In May 1999, plaintiff commenced this action alleging a cause of action in negligence and one in breach of contract.   Specifically, plaintiff alleged that defendant breached the contract and reasonable standards of care by installing the tile in a defective manner and using tile which was “ discontinued by the manufacturer without advising plaintiff prior to the time the tile was discontinued” so that plaintiff could purchase replacement tiles.   Following joinder of issue, defendant moved for summary judgment on Statute of Limitations grounds and sought an award of sanctions, as well as costs and disbursements.   Plaintiff opposed the motion and cross-moved for leave to serve an amended complaint containing allegations based on defendant's handwritten note attached to a May 8, 1992 invoice, which plaintiff claimed constituted a separate “repair and replacement” contractual obligation to repair the tile in perpetuity.1  The proposed amended complaint contained two additional causes of action alleging that defendant breached this contractual obligation and, additionally, that defendant wrote the note with the fraudulent intention that plaintiff's reliance on it would prevent him from learning of defendant's defective work until after the Statute of Limitations expired.

Supreme Court denied plaintiff's cross motion to amend the complaint, granted defendant's motion for summary judgment, dismissed the complaint and awarded defendant costs in the amount of $250.   Plaintiff then moved for reconsideration and requested, inter alia, that the court reconsider its earlier decision on costs, arguing that the award of $250 exceeded the limit imposed by CPLR 8202.   Supreme Court construed the letter as a motion to reargue or renew and denied it as deficient on the ground that it was not in the proper form.   Nevertheless, in the exercise of its discretion, the court reduced the prior award of costs to $100, but also awarded defendant an additional $100 in costs with respect to the reconsideration motion.   Plaintiff appeals from both the order granting, inter alia, summary judgment to defendant and the order denying reconsideration.

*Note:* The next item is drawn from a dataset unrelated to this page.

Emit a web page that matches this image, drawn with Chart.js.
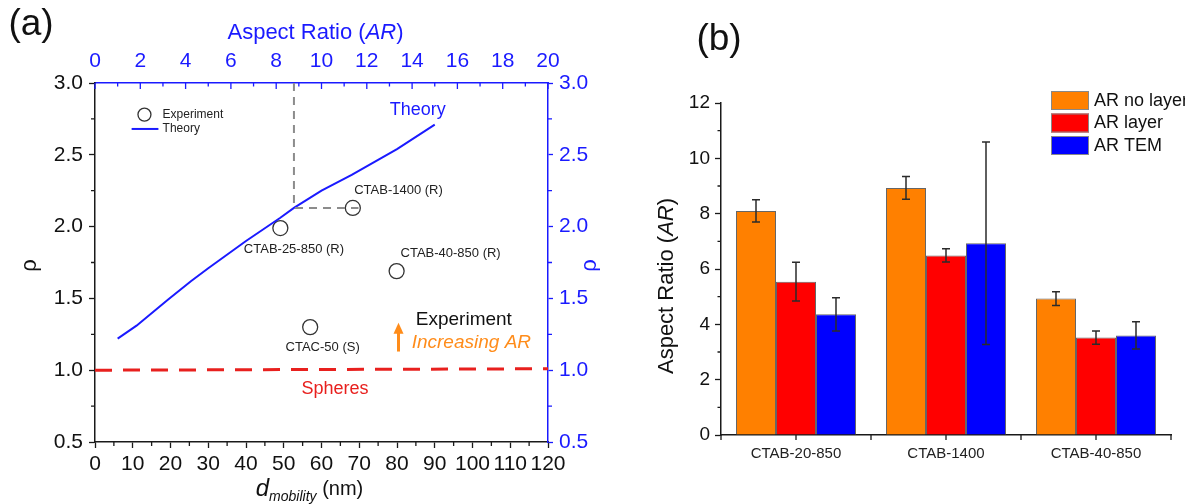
<!DOCTYPE html>
<html>
<head>
<meta charset="utf-8">
<script src="https://cdn.jsdelivr.net/npm/chart.js@4"></script>
<style>
  html, body { margin: 0; padding: 0; background: #fff; }
  #wrap { position: relative; width: 1185px; height: 504px; overflow: hidden; }
  canvas { position: absolute; top: 0; }
  #chartA { left: 0; }
  #chartB { left: 600px; }
</style>
</head>
<body>
<div id="wrap">
  <canvas id="chartA" width="600" height="504"></canvas>
  <canvas id="chartB" width="585" height="504"></canvas>
</div>
<script>
// ---- panel (a) data ----
const theoryD = [6, 11, 19.3, 25.4, 30, 40, 49, 52.7, 60, 68, 80, 90];
const theoryRho = [1.22, 1.31, 1.49, 1.62, 1.71, 1.9, 2.06, 2.13, 2.25, 2.36, 2.54, 2.71];
const expNames = ["CTAB-25-850 (R)", "CTAB-1400 (R)", "CTAB-40-850 (R)", "CTAC-50 (S)"];
const expD = [49.1, 68.3, 79.9, 57];
const expRho = [1.99, 2.13, 1.69, 1.3];
const sphereD = [0, 120];
const sphereRho = [1.0, 1.01];
const guideD = [52.7, 52.7, 69.8];
const guideRho = [3.0, 2.13, 2.13];
const arMin = 0, arMax = 20;

// ---- panel (b) data ----
const samples = ["CTAB-20-850", "CTAB-1400", "CTAB-40-850"];
const arNoLayer = [8.1, 8.93, 4.93];
const arNoLayerErr = [0.4, 0.41, 0.25];
const arLayer = [5.54, 6.49, 3.52];
const arLayerErr = [0.7, 0.24, 0.24];
const arTem = [4.36, 6.93, 3.6];
const arTemErr = [0.6, 3.66, 0.49];

const FONT = 'Arial, "Liberation Sans", Helvetica, sans-serif';
const BLUE = "#1a1aff";
const INK = "#1a1a1a";

function pts(xs, ys) { return xs.map((x, i) => ({ x: x, y: ys[i] })); }

function richText(ctx, parts, x, y, rot, align) {
  ctx.save();
  ctx.translate(x, y);
  if (rot) ctx.rotate(rot);
  let total = 0;
  parts.forEach(p => {
    ctx.font = (p.style || "") + " " + p.size + "px " + FONT;
    p.w = ctx.measureText(p.text).width;
    total += p.w;
  });
  let cx = align === "left" ? 0 : -total / 2;
  ctx.textBaseline = "middle";
  ctx.textAlign = "left";
  parts.forEach(p => {
    ctx.font = (p.style || "") + " " + p.size + "px " + FONT;
    ctx.fillStyle = p.color;
    ctx.fillText(p.text, cx, p.dy || 0);
    cx += p.w;
  });
  ctx.restore();
}

function tickMarks(ctx, scale, values, len, dir, color) {
  ctx.save();
  ctx.strokeStyle = color;
  ctx.lineWidth = 1.3;
  ctx.beginPath();
  values.forEach(v => {
    const p = scale.getPixelForValue(v);
    if (scale.isHorizontal()) {
      const y0 = scale.position === "bottom" ? scale.top : scale.bottom;
      ctx.moveTo(p, y0); ctx.lineTo(p, y0 + dir * len);
    } else {
      const x0 = scale.position === "left" ? scale.right : scale.left;
      ctx.moveTo(x0, p); ctx.lineTo(x0 + dir * len, p);
    }
  });
  ctx.stroke();
  ctx.restore();
}

function range(a, b, step) { const r = []; for (let v = a; v <= b + 1e-9; v += step) r.push(+v.toFixed(4)); return r; }

// labels placed in data space of panel (a)
const notesA = [
  { text: expNames[0], d: 52.7, rho: 1.84, size: 13, color: "#222" },
  { text: expNames[1], d: 80.4, rho: 2.25, size: 13, color: "#222" },
  { text: expNames[2], d: 94.2, rho: 1.81, size: 13, color: "#222" },
  { text: expNames[3], d: 60.3, rho: 1.16, size: 13, color: "#222" },
  { text: "Theory", d: 85.5, rho: 2.81, size: 18, color: BLUE },
  { text: "Spheres", d: 63.6, rho: 0.87, size: 18, color: "#e8201e" },
  { text: "Experiment", d: 97.7, rho: 1.35, size: 19, color: "#111" },
  { text: "Increasing AR", d: 99.7, rho: 1.19, size: 19, color: "#ff8c1a", style: "italic" }
];

const decorA = {
  id: "decorA",
  afterDraw(chart) {
    const ctx = chart.ctx;
    const sx = chart.scales.x, sy = chart.scales.y, st = chart.scales.xTop, sr = chart.scales.yRight;
    // minor ticks
    tickMarks(ctx, sx, range(5, 115, 10), 4, 1, INK);
    tickMarks(ctx, sy, range(0.75, 2.75, 0.5), 4, -1, INK);
    tickMarks(ctx, sr, range(0.75, 2.75, 0.5), 4, 1, BLUE);
    tickMarks(ctx, st, range(arMin, arMax, 2), 6, 1, BLUE);
    tickMarks(ctx, st, range(1, 19, 2), 3.5, 1, BLUE);

    // annotations
    notesA.forEach(n => {
      richText(ctx, [{ text: n.text, size: n.size, color: n.color, style: n.style }],
        sx.getPixelForValue(n.d), sy.getPixelForValue(n.rho));
    });

    // orange arrow
    const ax = sx.getPixelForValue(80.4);
    const y0 = sy.getPixelForValue(1.13), y1 = sy.getPixelForValue(1.33);
    ctx.save();
    ctx.strokeStyle = "#ff8c1a"; ctx.fillStyle = "#ff8c1a"; ctx.lineWidth = 3;
    ctx.beginPath(); ctx.moveTo(ax, y0); ctx.lineTo(ax, y1 + 8); ctx.stroke();
    ctx.beginPath(); ctx.moveTo(ax, y1); ctx.lineTo(ax - 5, y1 + 11); ctx.lineTo(ax + 5, y1 + 11); ctx.closePath(); ctx.fill();
    ctx.restore();

    // inset legend
    const lx = sx.getPixelForValue(13.1), ly = sy.getPixelForValue(2.78);
    ctx.save();
    ctx.strokeStyle = "#333"; ctx.lineWidth = 1.3;
    ctx.beginPath(); ctx.arc(lx, ly, 6.5, 0, Math.PI * 2); ctx.stroke();
    const ly2 = sy.getPixelForValue(2.68);
    ctx.strokeStyle = BLUE; ctx.lineWidth = 2;
    ctx.beginPath(); ctx.moveTo(sx.getPixelForValue(9.7), ly2); ctx.lineTo(sx.getPixelForValue(16.8), ly2); ctx.stroke();
    ctx.restore();
    const tx = sx.getPixelForValue(17.9);
    richText(ctx, [{ text: "Experiment", size: 12, color: "#222" }], tx, ly, 0, "left");
    richText(ctx, [{ text: "Theory", size: 12, color: "#222" }], tx, ly2, 0, "left");

    // axis titles
    const midX = (chart.chartArea.left + chart.chartArea.right) / 2;
    const midY = (chart.chartArea.top + chart.chartArea.bottom) / 2;
    richText(ctx, [
      { text: "Aspect Ratio (", size: 22, color: BLUE },
      { text: "AR", size: 22, color: BLUE, style: "italic" },
      { text: ")", size: 22, color: BLUE }
    ], midX - 6, 33);
    richText(ctx, [
      { text: "d", size: 24, color: "#111", style: "italic" },
      { text: "mobility", size: 14, color: "#111", style: "italic", dy: 8 },
      { text: " (nm)", size: 20, color: "#111" }
    ], midX - 12, 489);
    richText(ctx, [{ text: "ρ", size: 22, color: "#111" }], 30, midY + 3, -Math.PI / 2);
    richText(ctx, [{ text: "ρ", size: 22, color: BLUE }], 590, midY + 3, -Math.PI / 2);
    richText(ctx, [{ text: "(a)", size: 37, color: "#111" }], 31, 25);
  }
};

new Chart(document.getElementById("chartA"), {
  type: "scatter",
  data: {
    datasets: [
      {
        label: "Spheres",
        data: pts(sphereD, sphereRho),
        showLine: true, borderColor: "#e8201e", borderWidth: 3, borderDash: [17, 11],
        pointRadius: 0
      },
      {
        label: "Guide",
        data: pts(guideD, guideRho),
        showLine: true, borderColor: "#8c8c8c", borderWidth: 2, borderDash: [8, 6],
        pointRadius: 0
      },
      {
        label: "Theory",
        data: pts(theoryD, theoryRho),
        showLine: true, borderColor: BLUE, borderWidth: 2, pointRadius: 0, tension: 0
      },
      {
        label: "Experiment",
        data: pts(expD, expRho),
        showLine: false, pointStyle: "circle", pointRadius: 7.5, borderColor: "#333",
        backgroundColor: "rgba(0,0,0,0)", pointBorderWidth: 1.3
      }
    ]
  },
  options: {
    responsive: false,
    animation: false,
    events: [],
    layout: { padding: 0 },
    plugins: { legend: { display: false }, tooltip: { enabled: false } },
    scales: {
      x: {
        type: "linear", position: "bottom", min: 0, max: 120,
        ticks: { stepSize: 10, autoSkip: false, maxRotation: 0, color: "#111", padding: 4, font: { family: FONT, size: 21 } },
        grid: { drawOnChartArea: false, tickLength: 6, color: INK, tickWidth: 1.3 },
        border: { color: INK, width: 1.5 },
        afterFit: s => { s.height = 62; }
      },
      xTop: {
        type: "linear", position: "top", min: arMin, max: arMax,
        ticks: { stepSize: 2, autoSkip: false, maxRotation: 0, color: BLUE, padding: 9, font: { family: FONT, size: 21 } },
        grid: { drawOnChartArea: false, drawTicks: false, color: BLUE },
        border: { color: BLUE, width: 1.5 },
        afterFit: s => { s.height = 83; }
      },
      y: {
        type: "linear", position: "left", min: 0.5, max: 3.0,
        ticks: { stepSize: 0.5, color: "#111", padding: 6, font: { family: FONT, size: 21 }, callback: v => v.toFixed(1) },
        grid: { drawOnChartArea: false, tickLength: 6, color: INK, tickWidth: 1.3 },
        border: { color: INK, width: 1.5 },
        afterFit: s => { s.width = 95; }
      },
      yRight: {
        type: "linear", position: "right", min: 0.5, max: 3.0,
        ticks: { stepSize: 0.5, color: BLUE, padding: 6, font: { family: FONT, size: 21 }, callback: v => v.toFixed(1) },
        grid: { drawOnChartArea: false, tickLength: 5, color: BLUE, tickWidth: 1.3 },
        border: { color: BLUE, width: 1.5 },
        afterFit: s => { s.width = 52; }
      }
    }
  },
  plugins: [decorA]
});

// ---- panel (b) ----
const barColors = ["#ff8000", "#ff0000", "#0000ff"];
const barNames = ["AR no layer", "AR layer", "AR TEM"];
const errSets = [arNoLayerErr, arLayerErr, arTemErr];

const decorB = {
  id: "decorB",
  afterDatasetsDraw(chart) {
    const ctx = chart.ctx;
    const sy = chart.scales.y;
    ctx.save();
    ctx.strokeStyle = "#2b2b2b";
    ctx.lineWidth = 1.5;
    chart.data.datasets.forEach((ds, i) => {
      const meta = chart.getDatasetMeta(i);
      meta.data.forEach((bar, j) => {
        const v = ds.data[j], e = errSets[i][j];
        const yt = sy.getPixelForValue(v + e), yb = sy.getPixelForValue(v - e);
        ctx.beginPath();
        ctx.moveTo(bar.x, yt); ctx.lineTo(bar.x, yb);
        ctx.moveTo(bar.x - 4, yt); ctx.lineTo(bar.x + 4, yt);
        ctx.moveTo(bar.x - 4, yb); ctx.lineTo(bar.x + 4, yb);
        ctx.stroke();
      });
    });
    ctx.restore();
  },
  afterDraw(chart) {
    const ctx = chart.ctx;
    const sx = chart.scales.x, sy = chart.scales.y;
    const ca = chart.chartArea;
    // minor y ticks
    tickMarks(ctx, sy, range(1, 11, 2), 3.5, -1, INK);
    // x ticks at centres and at category bounds
    const n = samples.length;
    const w = (ca.right - ca.left) / n;
    ctx.save();
    ctx.strokeStyle = INK; ctx.lineWidth = 1.3;
    ctx.beginPath();
    for (let k = 0; k <= n; k++) {
      const xb = ca.left + k * w;
      ctx.moveTo(xb, ca.bottom); ctx.lineTo(xb, ca.bottom + 5);
      if (k < n) {
        const xc = sx.getPixelForValue(k);
        ctx.moveTo(xc, ca.bottom); ctx.lineTo(xc, ca.bottom + 5);
      }
    }
    ctx.stroke();
    ctx.restore();

    // legend
    const lx = ca.right - 120, ly = ca.top - 12;
    barColors.forEach((c, i) => {
      const top = ly + i * 22.5;
      ctx.save();
      ctx.fillStyle = c; ctx.strokeStyle = "#888"; ctx.lineWidth = 1;
      ctx.fillRect(lx, top, 38, 19);
      ctx.strokeRect(lx + 0.5, top + 0.5, 37, 18);
      ctx.restore();
      richText(ctx, [{ text: barNames[i], size: 18, color: "#111" }], lx + 43, top + 10, 0, "left");
    });

    // titles
    const midY = (ca.top + ca.bottom) / 2;
    richText(ctx, [
      { text: "Aspect Ratio (", size: 22, color: "#111" },
      { text: "AR", size: 22, color: "#111", style: "italic" },
      { text: ")", size: 22, color: "#111" }
    ], 67, midY + 17, -Math.PI / 2);
    richText(ctx, [{ text: "(b)", size: 37, color: "#111" }], 119, 40);
  }
};

new Chart(document.getElementById("chartB"), {
  type: "bar",
  data: {
    labels: samples,
    datasets: [
      { label: barNames[0], data: arNoLayer, backgroundColor: barColors[0] },
      { label: barNames[1], data: arLayer, backgroundColor: barColors[1] },
      { label: barNames[2], data: arTem, backgroundColor: barColors[2] }
    ]
  },
  options: {
    responsive: false,
    animation: false,
    events: [],
    layout: { padding: { top: 103, right: 14, left: 0, bottom: 0 } },
    datasets: { bar: { categoryPercentage: 0.8, barPercentage: 1.0, borderColor: "#666", borderWidth: 1 } },
    plugins: { legend: { display: false }, tooltip: { enabled: false } },
    scales: {
      x: {
        ticks: { color: "#222", padding: 2, font: { family: FONT, size: 15 } },
        grid: { display: false },
        border: { color: INK, width: 1.5 },
        afterFit: s => { s.height = 69; }
      },
      y: {
        min: 0, max: 12,
        ticks: { stepSize: 2, color: "#111", padding: 5, font: { family: FONT, size: 19 } },
        grid: { drawOnChartArea: false, tickLength: 6, color: INK, tickWidth: 1.3 },
        border: { color: INK, width: 1.5 },
        afterFit: s => { s.width = 121; }
      }
    }
  },
  plugins: [decorB]
});
</script>
</body>
</html>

 Initially, we address the substance of plaintiff's cross motion for leave to amend his complaint and conclude that said motion was properly denied.   While leave to amend is generally freely granted (see, CPLR 3025[b] ), some evidence of merit with respect to the new causes of action must be demonstrated (see, Curtin v. Community Health Plan, 276 A.D.2d 884, 886, 714 N.Y.S.2d 772).   Here, plaintiff offered only conclusory allegations to support his claims and demonstrate their proposed merit.   Specifically, with respect to his newly-raised argument that the May 1992 handwritten note constituted a warranty of future performance, plaintiff relies exclusively on UCC article 2, which pertains to the sale of goods, rather than the provision of services at issue here (see, UCC 2-102).   Plaintiff's contention that the handwritten note rises to the level of a contractual obligation to perform all repairs in perpetuity is also deficient.   The language at issue lacks any definite terms, including the most fundamental element of a contract, a promise “to do, or not to do, a particular thing” (Martin Delicatessen v. Schumacher, 52 N.Y.2d 105, 109, 436 N.Y.S.2d 247, 417 N.E.2d 541;  see, Matter of Express Indus. & Term. Corp. v. New York State Dept. of Transp., 93 N.Y.2d 584, 693 N.Y.S.2d 857, 715 N.E.2d 1050;  F & K Supply v. Willowbrook Dev. Co., 288 A.D.2d 713, 732 N.Y.S.2d 734).   Finally, plaintiff's claim that the note was written with the fraudulent intent to keep plaintiff from discovering defendant's defective workmanship is purely speculative and unsupported in this record.   Accordingly, we find no reason to disturb the denial of plaintiff's cross motion to amend the complaint.

 Next, we turn to Supreme Court's grant of defendant's motion for summary judgment dismissing the original complaint.   Assuming arguendo, plaintiff's breach of contract and negligence causes of action are not barred by the applicable Statute of Limitations (see, CPLR 213, 214), the fact remains that plaintiff presented no admissible proof that would support or raise a question of fact as to the conclusory and speculative allegations of defective installation contained in the complaint (see, CPLR 3212[b] ).  Accordingly, summary judgment was properly granted (see, Zuckerman v. City of New York, 49 N.Y.2d 557, 427 N.Y.S.2d 595, 404 N.E.2d 718).

Plaintiff's remaining arguments, including his challenge to the imposition of motion costs by Supreme Court, have been examined and found to be unpersuasive.   As a final matter, we have examined defendant's request for sanctions against plaintiff (see, De Ruzzio v. De Ruzzio, 287 A.D.2d 896, 731 N.Y.S.2d 775) and do not find such an award to be appropriate.

ORDERED that the orders are affirmed, with costs.


1.   That note stated, in relevant part:  “This is your final bill, to date anyway.   Payment in full does not mean that I will not come back and fix anything that is wrong, broken or that you don't like.”


PETERS, ROSE and LAHTINEN, JJ., concur;  CARDONA, P.J., not taking part.